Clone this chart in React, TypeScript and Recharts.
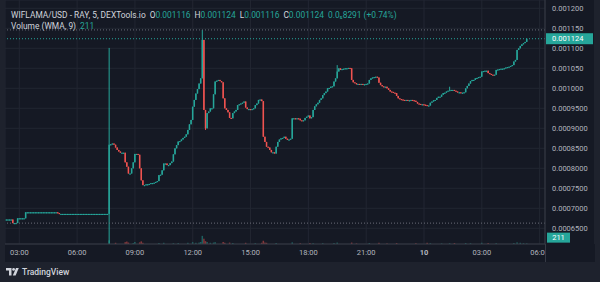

_ _ _ _ _ _ _

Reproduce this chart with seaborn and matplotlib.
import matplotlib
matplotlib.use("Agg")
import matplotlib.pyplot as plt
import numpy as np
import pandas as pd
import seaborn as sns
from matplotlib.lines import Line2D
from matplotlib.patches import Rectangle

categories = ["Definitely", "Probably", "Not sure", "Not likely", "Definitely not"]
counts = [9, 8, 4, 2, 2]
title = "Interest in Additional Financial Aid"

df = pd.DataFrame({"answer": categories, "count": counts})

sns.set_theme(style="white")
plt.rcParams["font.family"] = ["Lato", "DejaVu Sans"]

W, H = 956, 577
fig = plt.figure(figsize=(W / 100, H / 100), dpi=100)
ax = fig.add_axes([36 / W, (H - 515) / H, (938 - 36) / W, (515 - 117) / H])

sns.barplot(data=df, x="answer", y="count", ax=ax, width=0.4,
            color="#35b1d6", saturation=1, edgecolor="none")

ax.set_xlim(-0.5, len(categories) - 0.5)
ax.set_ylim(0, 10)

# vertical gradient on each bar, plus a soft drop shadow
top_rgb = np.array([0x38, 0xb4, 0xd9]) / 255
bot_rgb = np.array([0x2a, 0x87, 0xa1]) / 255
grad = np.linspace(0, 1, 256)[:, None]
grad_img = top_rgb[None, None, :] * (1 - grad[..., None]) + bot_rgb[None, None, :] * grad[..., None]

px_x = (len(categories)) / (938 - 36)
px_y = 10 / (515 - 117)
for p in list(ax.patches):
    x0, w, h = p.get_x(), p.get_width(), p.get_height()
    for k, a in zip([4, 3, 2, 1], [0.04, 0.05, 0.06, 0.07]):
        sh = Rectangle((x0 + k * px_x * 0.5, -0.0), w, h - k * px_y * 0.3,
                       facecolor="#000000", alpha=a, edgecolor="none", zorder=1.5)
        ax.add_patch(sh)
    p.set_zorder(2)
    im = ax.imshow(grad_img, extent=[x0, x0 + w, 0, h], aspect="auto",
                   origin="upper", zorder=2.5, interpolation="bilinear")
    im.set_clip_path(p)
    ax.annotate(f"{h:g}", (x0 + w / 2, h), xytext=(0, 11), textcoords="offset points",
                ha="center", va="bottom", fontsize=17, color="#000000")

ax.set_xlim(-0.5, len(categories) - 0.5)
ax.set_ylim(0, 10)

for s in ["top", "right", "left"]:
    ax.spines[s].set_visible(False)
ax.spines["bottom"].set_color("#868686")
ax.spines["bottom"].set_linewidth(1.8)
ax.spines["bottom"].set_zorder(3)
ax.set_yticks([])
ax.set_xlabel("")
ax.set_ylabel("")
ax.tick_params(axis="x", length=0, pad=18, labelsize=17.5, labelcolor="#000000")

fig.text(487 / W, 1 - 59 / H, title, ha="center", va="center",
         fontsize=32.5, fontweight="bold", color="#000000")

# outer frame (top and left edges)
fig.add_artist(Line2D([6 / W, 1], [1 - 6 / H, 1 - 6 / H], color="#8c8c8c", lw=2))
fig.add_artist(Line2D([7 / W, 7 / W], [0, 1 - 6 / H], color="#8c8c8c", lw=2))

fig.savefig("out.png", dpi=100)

_ _ _ _ _ _ _

> Short exercise
Take the lines from the line with "Reproduce this chart" through the line with "from matplotlib.patches import Rectangle", both ends included, and give them again exactly, with nothing else.

> In response
Reproduce this chart with seaborn and matplotlib.
import matplotlib
matplotlib.use("Agg")
import matplotlib.pyplot as plt
import numpy as np
import pandas as pd
import seaborn as sns
from matplotlib.lines import Line2D
from matplotlib.patches import Rectangle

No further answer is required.